Quatorze ans plus tard, je suis toujours le parent par défaut. Etant donné que je travaille aujourd'hui de chez moi à mi-temps en tant que consultante indépendante, ça paraît un peu plus logique, mais je trouve toujours ça révoltant. Maman, maman, maman, maman, maman, maman, maman, maman, maman. Toute. La. Journée. Je m'occupe de nos trois enfants : les inscriptions aux activités extrascolaires, les trajets à prévoir, les rendez-vous chez le médecin et le dentiste, les problèmes avec les amies et les amoureux, les petits chagrins, les tombolas à l'école, les cadeaux à prévoir, les coupes de cheveux, les vêtements à acheter et les notes de remerciement qui, soit dit en passant, sont une invention maléfique. Je m'occupe aussi d'organiser le contenu des tiroirs en fonction des saisons. C'est une tâche ingrate que celui qui n'est pas le parent par défaut ne soupçonne même pas.
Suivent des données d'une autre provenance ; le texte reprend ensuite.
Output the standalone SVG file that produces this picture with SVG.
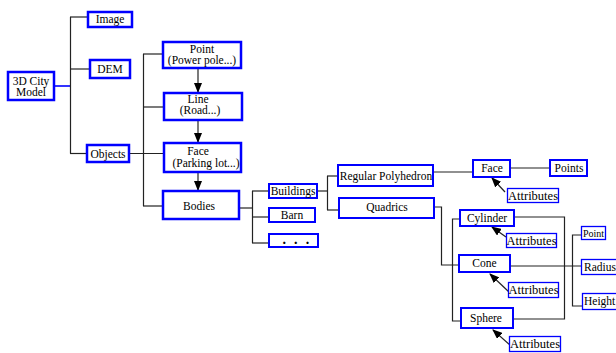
<svg xmlns="http://www.w3.org/2000/svg" width="616" height="353" viewBox="0 0 616 353">
<defs>
<marker id="ah" markerUnits="userSpaceOnUse" markerWidth="10" markerHeight="8" refX="9" refY="4" orient="auto">
<path d="M0,0 L10,4 L0,8 Z" fill="#000"/>
</marker>
<style>
.b3{fill:#fff;stroke:#0000ff;stroke-width:2.5}
.b2{fill:#fff;stroke:#0000ff;stroke-width:2}
.b1{fill:#fff;stroke:#0000ff;stroke-width:1.3}
text{font-family:"Liberation Serif","Times New Roman",serif;font-size:11.5px;fill:#000;text-anchor:middle}
.c line,.c polyline{stroke:#222;stroke-width:1.2;fill:none}
.c .ar{marker-end:url(#ah)}
</style>
</defs>
<rect width="616" height="353" fill="#fff"/>
<g class="c" id="connectors">
<line x1="55" y1="86" x2="71" y2="86" style="stroke:#0000ff;stroke-width:1.6"/>
<line x1="70.5" y1="17" x2="70.5" y2="153.5"/>
<line x1="70" y1="17" x2="88" y2="17"/>
<line x1="70" y1="69" x2="90" y2="69"/>
<line x1="70" y1="153.5" x2="87" y2="153.5"/>
<line x1="129" y1="153.5" x2="164" y2="153.5"/>
<line x1="143.5" y1="54" x2="143.5" y2="206"/>
<line x1="143" y1="54" x2="163" y2="54"/>
<line x1="143" y1="107" x2="164" y2="107"/>
<line x1="143" y1="206" x2="163" y2="206"/>
<line class="ar" x1="198" y1="69" x2="198" y2="92"/>
<line class="ar" x1="198" y1="121" x2="198" y2="142"/>
<line class="ar" x1="198" y1="173" x2="198" y2="190"/>
<line x1="240" y1="208" x2="252" y2="208"/>
<line x1="252.5" y1="191" x2="252.5" y2="243"/>
<line x1="252" y1="191" x2="269" y2="191"/>
<line x1="252" y1="217" x2="269" y2="217"/>
<line x1="252" y1="243" x2="269" y2="243"/>
<line x1="317" y1="191" x2="327" y2="191"/>
<line x1="327.5" y1="176" x2="327.5" y2="210"/>
<line x1="327" y1="176" x2="338" y2="176"/>
<line x1="327" y1="210" x2="339" y2="210"/>
<line x1="433" y1="172" x2="473" y2="172"/>
<line x1="510" y1="168" x2="550" y2="168"/>
<polyline points="434,207 441.5,207 441.5,265 459,265"/>
<polyline points="460,219 452.5,219 452.5,321 461,321"/>
<polyline points="514,217 564.5,217 564.5,319 513,319"/>
<line x1="510" y1="266" x2="582" y2="266"/>
<polyline points="582,235 572.5,235 572.5,306 583,306"/>
<line class="ar" x1="505" y1="192" x2="492" y2="178"/>
<line class="ar" x1="506" y1="237" x2="492" y2="227"/>
<line class="ar" x1="509" y1="292" x2="490" y2="274"/>
<line class="ar" x1="510" y1="345" x2="493" y2="330"/>
</g>
<g id="n-city"><rect class="b3" x="8" y="72" width="46" height="28"/><text x="31" y="85">3D City</text><text x="31" y="96">Model</text></g>
<g id="n-image"><rect class="b3" x="88" y="12" width="44" height="15"/><text x="110" y="23">Image</text></g>
<g id="n-dem"><rect class="b3" x="90" y="60" width="40" height="18"/><text x="110" y="73">DEM</text></g>
<g id="n-objects"><rect class="b3" x="87" y="145" width="42" height="17"/><text x="108" y="157.5">Objects</text></g>
<g id="n-point"><rect class="b3" x="163" y="42" width="78" height="26"/><text x="202" y="53">Point</text><text x="202" y="64">(Power pole...)</text></g>
<g id="n-line"><rect class="b3" x="164" y="93" width="78" height="27"/><text x="198" y="103">Line</text><text x="200" y="114">(Road...)</text></g>
<g id="n-face"><rect class="b3" x="164" y="143" width="77" height="29"/><text x="198" y="155">Face</text><text x="206" y="167">(Parking lot...)</text></g>
<g id="n-bodies"><rect class="b3" x="163" y="191" width="76" height="28"/><text x="199" y="210">Bodies</text></g>
<g id="n-buildings"><rect class="b2" x="269" y="184" width="48" height="14"/><text x="293" y="195">Buildings</text></g>
<g id="n-barn"><rect class="b2" x="269" y="208" width="46" height="14"/><text x="292" y="219">Barn</text></g>
<g id="n-more"><rect class="b2" x="269" y="234" width="49" height="13"/><text x="282.5" y="243.5" style="font-weight:bold;font-size:14px;text-anchor:start;letter-spacing:2.3px">. . .</text></g>
<g id="n-polyhedron"><rect class="b2" x="338" y="165" width="95" height="21"/><text x="386" y="179.5">Regular Polyhedron</text></g>
<g id="n-quadrics"><rect class="b2" x="339" y="198" width="95" height="20"/><text x="387" y="210.5">Quadrics</text></g>
<g id="n-face2"><rect class="b2" x="473" y="160" width="37" height="17"/><text x="492" y="172">Face</text></g>
<g id="n-points"><rect class="b2" x="550" y="160" width="37" height="16"/><text x="569" y="172">Points</text></g>
<g id="n-attr1"><rect class="b1" x="507.5" y="188.5" width="51" height="14"/><text x="533" y="199.5" style="font-size:12.5px">Attributes</text></g>
<g id="n-cylinder"><rect class="b2" x="460" y="210" width="54" height="16"/><text x="487" y="221.5">Cylinder</text></g>
<g id="n-attr2"><rect class="b1" x="506.5" y="233.5" width="50" height="14"/><text x="531.5" y="244.5" style="font-size:12.5px">Attributes</text></g>
<g id="n-point2"><rect class="b1" x="581.5" y="226.5" width="24" height="13"/><text x="593.5" y="236.5" style="font-size:10px">Point</text></g>
<g id="n-cone"><rect class="b2" x="459" y="255" width="51" height="17"/><text x="484.5" y="267">Cone</text></g>
<g id="n-radius"><rect class="b1" x="581.5" y="259.5" width="40" height="15"/><text x="584" y="270.5" style="text-anchor:start">Radius</text></g>
<g id="n-attr3"><rect class="b1" x="508.5" y="282.5" width="50" height="15"/><text x="533.5" y="294" style="font-size:12.5px">Attributes</text></g>
<g id="n-height"><rect class="b1" x="582.5" y="293.5" width="40" height="16"/><text x="584" y="305" style="text-anchor:start">Height</text></g>
<g id="n-sphere"><rect class="b2" x="461" y="308" width="52" height="20"/><text x="486" y="322">Sphere</text></g>
<g id="n-attr4"><rect class="b1" x="509.5" y="336.5" width="51" height="15"/><text x="535" y="348" style="font-size:12.5px">Attributes</text></g>
</svg>
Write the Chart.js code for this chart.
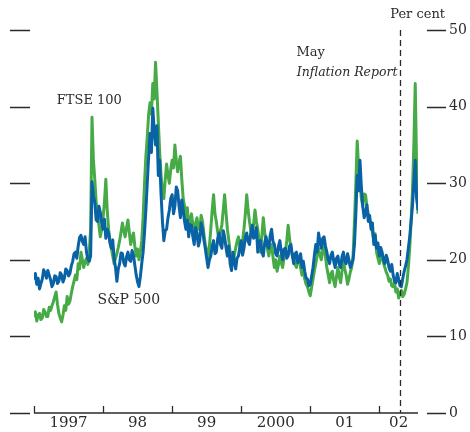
<!DOCTYPE html>
<html>
<head>
<meta charset="utf-8">
<script src="https://cdn.jsdelivr.net/npm/chart.js@4.4.0/dist/chart.umd.min.js"></script>
<style>
html,body{margin:0;padding:0;background:#fff;}
#wrap{width:470px;height:432px;position:relative;}
</style>
</head>
<body>
<div id="wrap"><canvas id="c" width="470" height="432"></canvas></div>
<script>
// ---- data ----
const START_YEAR = 1997.0;
const STEP = 0.02;            // years between observations
const X_MAX = 2002.56;
const yearTicks = [1997, 1998, 1999, 2000, 2001, 2002];
const yearLabels = ['1997', '98', '99', '2000', '01', '02'];
const yTicks = [0, 10, 20, 30, 40, 50];
const inflationReportDate = 2002.30;

const sp500 = [
  17.4, 18.2, 16.8, 17.6, 16.2, 16.9, 17.5, 18.7, 18.3, 17.6,
  18.6, 18.0, 17.4, 16.5, 16.9, 17.9, 17.8, 16.9, 17.2, 18.3,
  18.0, 17.1, 17.6, 18.8, 18.6, 17.9, 18.2, 19.2, 19.8, 20.8,
  21.0, 20.2, 21.8, 22.9, 23.2, 22.4, 22.0, 23.0, 21.0, 20.1,
  19.8, 20.5, 30.2, 28.4, 27.5, 25.2, 25.0, 27.0, 26.2, 24.8,
  24.0, 25.3, 22.8, 24.0, 23.5, 22.2, 21.5, 22.6, 20.2, 19.0,
  17.2, 18.8, 19.5, 20.9, 20.8, 19.6, 19.2, 20.4, 21.0, 20.0,
  19.8, 21.2, 20.6, 19.3, 18.0, 17.1, 16.5, 17.8, 19.5, 21.0,
  23.5, 26.5, 30.0, 33.5, 36.5, 34.0, 39.8, 37.0, 35.0, 37.5,
  31.0, 33.0, 28.5, 25.0, 22.5, 23.8, 24.0, 25.5, 26.5, 28.0,
  28.5, 26.0, 27.0, 29.5, 29.0, 27.0, 25.5, 27.8, 26.5, 25.0,
  24.0, 25.2, 23.0, 24.6, 24.5, 23.0, 22.0, 24.2, 23.5, 21.8,
  22.5, 24.8, 24.0, 22.6, 21.5, 20.2, 19.0, 20.0, 20.5, 21.8,
  22.5, 20.8, 21.0, 22.8, 23.5, 22.0, 21.5, 23.8, 23.0, 21.6,
  20.5, 21.8, 19.5, 18.6, 21.0, 19.8, 18.8, 20.2, 20.5, 21.6,
  22.5, 20.6, 21.5, 23.0, 23.5, 22.4, 22.0, 23.6, 24.5, 22.8,
  23.0, 24.2, 21.0, 22.4, 22.5, 21.0, 20.5, 22.2, 23.0, 21.8,
  21.5, 23.2, 24.0, 22.4, 22.0, 20.8, 20.5, 21.8, 22.5, 21.0,
  20.0, 21.4, 21.5, 20.2, 20.5, 21.8, 22.0, 20.6, 19.5, 20.8,
  21.0, 19.6, 20.0, 20.8, 19.0, 19.8, 18.5, 17.6, 17.5, 16.6,
  16.8, 17.9, 19.0, 20.6, 22.0, 21.0, 23.5, 22.4, 21.5, 22.8,
  23.0, 21.8, 21.0, 20.0, 19.5, 20.6, 21.0, 19.8, 19.0, 20.2,
  20.5, 19.4, 19.0, 20.4, 21.0, 19.8, 19.5, 20.8, 20.0, 19.0,
  19.5, 20.0, 22.0, 26.0, 31.0, 29.0, 33.0, 29.5, 27.0, 25.5,
  26.0, 27.2, 25.0, 25.8, 24.0, 24.8, 22.0, 23.2, 21.5, 22.2,
  20.5, 21.6, 21.0, 20.0, 19.5, 20.6, 20.0, 19.0, 18.5, 19.4,
  18.0, 17.2, 17.0, 18.2, 17.5, 16.6, 16.5, 17.6, 18.5, 19.2,
  20.0, 21.5, 23.0, 25.0, 27.0, 30.0, 33.0, 28.0, 26.5
];

const ftse100 = [
  12.5, 13.2, 12.0, 12.8, 13.0, 12.2, 12.4, 13.5, 13.2, 12.6,
  12.6, 13.8, 13.4, 14.0, 14.5, 15.2, 15.8, 14.2, 13.0, 12.4,
  11.9, 12.8, 14.0, 13.4, 15.2, 14.2, 14.6, 15.6, 16.5, 17.2,
  18.0, 17.4, 19.5, 18.8, 21.0, 20.0, 19.0, 19.8, 20.2, 19.4,
  21.0, 24.0, 38.6, 33.0, 30.5, 27.5, 26.0, 24.5, 23.0, 24.0,
  25.5, 27.5, 30.5, 26.5, 24.0, 22.5, 21.5, 20.5, 19.5, 20.2,
  20.8, 21.6, 22.5, 23.6, 24.8, 23.8, 23.0, 24.2, 25.2, 23.6,
  22.0, 22.8, 23.5, 21.8, 20.5, 21.4, 20.0, 21.0, 22.5, 25.5,
  30.0, 33.5, 36.0, 39.0, 40.5, 39.0, 43.0, 41.0, 45.8, 42.0,
  38.0, 34.0, 31.0, 29.0, 28.0, 30.5, 32.5, 31.0, 30.0, 31.8,
  33.0, 32.0, 35.0, 33.0, 31.5, 32.8, 33.5, 30.5, 28.0, 27.0,
  25.5, 26.8, 24.0, 25.2, 26.0, 24.6, 23.5, 24.8, 25.5, 24.0,
  24.0, 25.8, 25.0, 23.4, 22.0, 21.2, 20.0, 21.8, 24.0, 26.5,
  28.5, 26.0, 25.0, 23.6, 22.5, 23.8, 24.5, 26.5, 28.5, 26.2,
  24.0, 22.6, 21.0, 20.2, 19.5, 20.6, 21.5, 22.4, 23.0, 21.8,
  21.0, 22.4, 24.0, 26.0, 28.5, 26.5, 25.0, 23.8, 23.0, 24.6,
  26.5, 25.0, 24.0, 22.5, 21.0, 23.2, 25.5, 23.6, 22.5, 21.4,
  20.5, 21.6, 22.0, 20.4, 19.0, 20.0, 18.5, 19.4, 20.5, 19.6,
  19.0, 20.2, 21.0, 22.5, 24.5, 22.8, 21.5, 20.6, 20.0, 19.4,
  19.0, 20.2, 20.5, 19.0, 18.0, 18.8, 17.5, 16.8, 16.5, 15.8,
  15.3, 16.4, 17.5, 18.6, 19.5, 20.6, 21.5, 20.6, 20.0, 21.2,
  22.0, 20.4, 19.0, 18.0, 17.0, 18.2, 18.5, 17.2, 16.5, 17.8,
  19.0, 17.8, 17.0, 18.6, 20.0, 18.8, 18.0, 16.8, 17.5, 18.4,
  19.0, 20.5, 25.0, 30.0, 35.5, 32.0, 30.0, 28.0, 27.0, 28.6,
  28.5, 27.0, 26.0, 25.2, 24.5, 23.6, 22.5, 23.4, 21.0, 20.2,
  19.5, 20.4, 20.5, 19.6, 19.0, 18.4, 18.0, 17.2, 17.5, 16.6,
  16.5, 17.0, 15.8, 16.2, 15.0, 15.6, 16.0, 15.2, 15.5, 16.2,
  17.0, 19.0, 21.5, 25.0, 29.0, 35.0, 43.0, 32.0, 26.0
];

// ---- build ----
const toPoints = arr => arr.map((v, i) => ({ x: START_YEAR + i * STEP, y: v }));
const yearMids = yearTicks.map((y, i) => i < yearTicks.length - 1 ? y + 0.5 : (y + X_MAX) / 2);

const FONT = "'DejaVu Serif', 'Liberation Serif', serif";
const INK = '#2b2b2b';

const decor = {
  id: 'decor',
  afterDatasetsDraw(chart) {
    const { ctx, chartArea: a, scales: { x, y } } = chart;
    ctx.save();
    ctx.strokeStyle = INK;
    ctx.lineWidth = 1.3;
    ctx.beginPath();
    ctx.moveTo(a.left, a.bottom); ctx.lineTo(a.right, a.bottom);
    yearTicks.forEach(t => {
      const px = Math.round(x.getPixelForValue(t)) + 0.5;
      ctx.moveTo(px, a.bottom); ctx.lineTo(px, a.bottom - 7);
    });
    yTicks.forEach(v => {
      const py = Math.round(y.getPixelForValue(v)) + 0.5;
      ctx.moveTo(a.left - 24, py); ctx.lineTo(a.left - 4, py);
      ctx.moveTo(a.right + 9, py); ctx.lineTo(a.right + 28, py);
    });
    ctx.stroke();
    const dx = Math.round(x.getPixelForValue(inflationReportDate)) + 0.5;
    ctx.setLineDash([6, 4]);
    ctx.beginPath();
    ctx.moveTo(dx, a.top); ctx.lineTo(dx, a.bottom);
    ctx.stroke();
    ctx.setLineDash([]);
    ctx.fillStyle = INK;
    ctx.textBaseline = 'middle';
    ctx.textAlign = 'left';
    ctx.font = "13px " + FONT;
    ctx.fillText('FTSE 100', x.getPixelForValue(1997.33), y.getPixelForValue(40.8));
    ctx.font = "14px " + FONT;
    ctx.fillText('S&P 500', x.getPixelForValue(1997.92), y.getPixelForValue(14.7));
    ctx.font = "13px " + FONT;
    ctx.fillText('May', dx - 104, y.getPixelForValue(47.1));
    ctx.textAlign = 'right';
    ctx.font = "italic 12.5px " + FONT;
    ctx.fillText('Inflation Report', dx - 3, y.getPixelForValue(44.4));
    ctx.font = "13px " + FONT;
    ctx.fillText('Per cent', a.right + 27, 15);
    ctx.restore();
  }
};

new Chart(document.getElementById('c'), {
  type: 'line',
  data: {
    datasets: [
      { label: 'S&P 500', data: toPoints(sp500), borderColor: '#0a62a6', borderWidth: 3,
        pointRadius: 0, tension: 0, borderJoinStyle: 'round', fill: false },
      { label: 'FTSE 100', data: toPoints(ftse100), borderColor: '#46ab46', borderWidth: 3,
        pointRadius: 0, tension: 0, borderJoinStyle: 'round', fill: false }
    ]
  },
  options: {
    responsive: false,
    animation: false,
    devicePixelRatio: 1,
    layout: { padding: { left: 34, top: 30, right: 0, bottom: 0 } },
    plugins: { legend: { display: false }, tooltip: { enabled: false } },
    scales: {
      x: {
        type: 'linear', min: START_YEAR, max: X_MAX,
        border: { display: false },
        grid: { display: false, drawTicks: false },
        afterBuildTicks: s => { s.ticks = yearMids.map(v => ({ value: v })); },
        afterFit: s => { s.height = 19; },
        ticks: {
          autoSkip: false, maxRotation: 0, padding: 1, color: INK,
          font: { family: FONT, size: 15 },
          callback: (v, i) => yearLabels[i]
        }
      },
      y: {
        type: 'linear', position: 'right', min: 0, max: 50,
        border: { display: false },
        grid: { display: true, drawOnChartArea: false, drawTicks: true, tickLength: 28, color: 'rgba(0,0,0,0)', tickColor: 'rgba(0,0,0,0)' },
        afterBuildTicks: s => { s.ticks = yTicks.map(v => ({ value: v })); },
        afterFit: s => { s.width = 52; },
        ticks: { padding: 3, color: INK, font: { family: FONT, size: 14 } }
      }
    }
  },
  plugins: [decor]
});
</script>
</body>
</html>
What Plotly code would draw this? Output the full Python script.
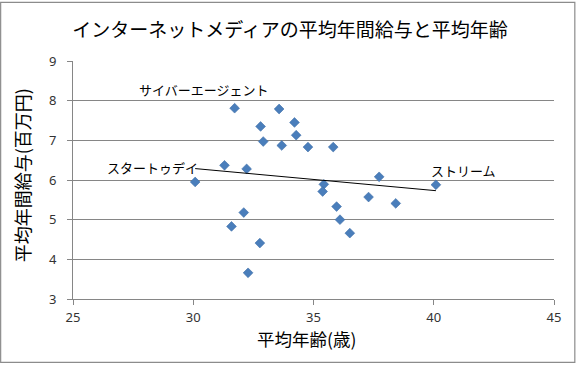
import numpy as np
import plotly.graph_objects as go

# data
ages = [31.72, 33.57, 32.80, 34.21, 34.28, 32.91, 33.68, 34.77, 35.82,
        31.30, 32.22, 30.08, 35.43, 35.38, 32.10, 31.59, 35.96, 36.10,
        36.51, 37.29, 37.73, 32.77, 32.28, 38.42, 40.09]
salaries = [7.81, 7.79, 7.35, 7.45, 7.13, 6.97, 6.87, 6.83, 6.83,
            6.37, 6.28, 5.95, 5.89, 5.71, 5.18, 4.83, 5.33, 5.00,
            4.66, 5.57, 6.08, 4.41, 3.66, 5.41, 5.88]
label_names = ["サイバーエージェント", "スタートゥデイ", "ストリーム"]
label_index = [0, 11, 24]
x_ticks = [25, 30, 35, 40, 45]
y_ticks = [3, 4, 5, 6, 7, 8, 9]

title_text = "インターネットメディアの平均年間給与と平均年齢"
x_title = "平均年齢(歳)"
y_title = "平均年間給与(百万円)"

JP = "Noto Sans CJK JP"
fig = go.Figure()

fig.add_trace(go.Scatter(
    x=ages, y=salaries, mode="markers",
    marker=dict(symbol="diamond", size=7.5, color="#4A7EBB",
                line=dict(width=0.6, color="#3F6FA8")),
    showlegend=False, hoverinfo="x+y"))

# linear trend line over the data range
xa = np.array(ages)
ya = np.array(salaries)
k, b = np.polyfit(xa, ya, 1)
tx = [xa.min(), xa.max()]
ty = [k * v + b for v in tx]
fig.add_trace(go.Scatter(x=tx, y=ty, mode="lines",
                         line=dict(color="#000000", width=1),
                         showlegend=False, hoverinfo="skip"))

# data labels
label_style = [
    dict(xanchor="center", xshift=-31, yshift=19),
    dict(xanchor="right", xshift=5, yshift=14),
    dict(xanchor="left", xshift=-7, yshift=14),
]
for name, idx, st in zip(label_names, label_index, label_style):
    fig.add_annotation(x=ages[idx], y=salaries[idx], xref="x", yref="y",
                       text=name, showarrow=False, yanchor="middle",
                       font=dict(family=JP, size=13, color="#000000"), **st)

# axis titles
fig.add_annotation(x=0.486, y=-0.168, xref="paper", yref="paper",
                   text=x_title, showarrow=False, xanchor="center", yanchor="middle",
                   font=dict(family=JP, size=17.5, color="#000000"))
fig.add_annotation(x=-0.106, y=0.52, xref="paper", yref="paper",
                   text=y_title, showarrow=False, textangle=-90,
                   xanchor="center", yanchor="middle",
                   font=dict(family=JP, size=18, color="#000000"))

# chart border
fig.add_shape(type="rect", xref="paper", yref="paper",
              x0=-0.1504, x1=1.0433, y0=-0.266, y1=1.2466,
              line=dict(color="#8C8C8C", width=1.2), fillcolor="rgba(0,0,0,0)",
              layer="above")

axis_common = dict(showline=True, linecolor="#868686", linewidth=1,
                   ticks="outside", ticklen=5, tickcolor="#868686",
                   tickfont=dict(family="Noto Sans", size=13, color="#333333"),
                   zeroline=False)

fig.update_layout(
    width=580, height=367,
    margin=dict(l=73, r=26, t=61, b=68),
    paper_bgcolor="white", plot_bgcolor="white",
    title=dict(text=title_text, x=0.5, xref="container", xanchor="center",
               y=1 - 30 / 367, yref="container", yanchor="middle",
               font=dict(family=JP, size=19, color="#000000")),
    xaxis=dict(range=[25, 45], tickvals=x_ticks, showgrid=False,
               ticklabelstandoff=1, **axis_common),
    yaxis=dict(range=[3, 9], tickvals=y_ticks, showgrid=True,
               gridcolor="#868686", gridwidth=1,
               ticklabelstandoff=8, **axis_common),
)

fig.write_html("out.html", config={"displayModeBar": False},
               post_script="document.body.style.margin='0';document.body.style.padding='0';")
Les parents par défaut connaissent le nom de tous les profs de leurs enfants. Ils n'arrêtent pas de remplir des formulaires, y compris l'acte notarié de vingt pages autorisant leur progéniture à faire du sport à l'école, et le pacte de sang par lequel ils acceptent de ne pas engager de poursuites si leurs enfants sont victimes d'une commotion cérébrale, ce qui arrivera forcément. Ils écoutent patiemment des explications sans intérêt sur des tournois de gym complètement absurdes. Ils n'arrêtent pas d'épeler des mots. Ils savent s'il y a du papier cadeau à la maison. Les parents par défaut n'ont pas d'agenda personnel mais ils connaissent les dates de tous les événements familiaux, et ça leur donne le vertige. Ils achètent des cartons toilés par blocs de dix. Ils ont fait des efforts admirables pour bien s'entendre avec la dame de l'accueil à l'école. Ils connaissent toutes les tailles de leurs enfants, même pour les chaussures, alors bon !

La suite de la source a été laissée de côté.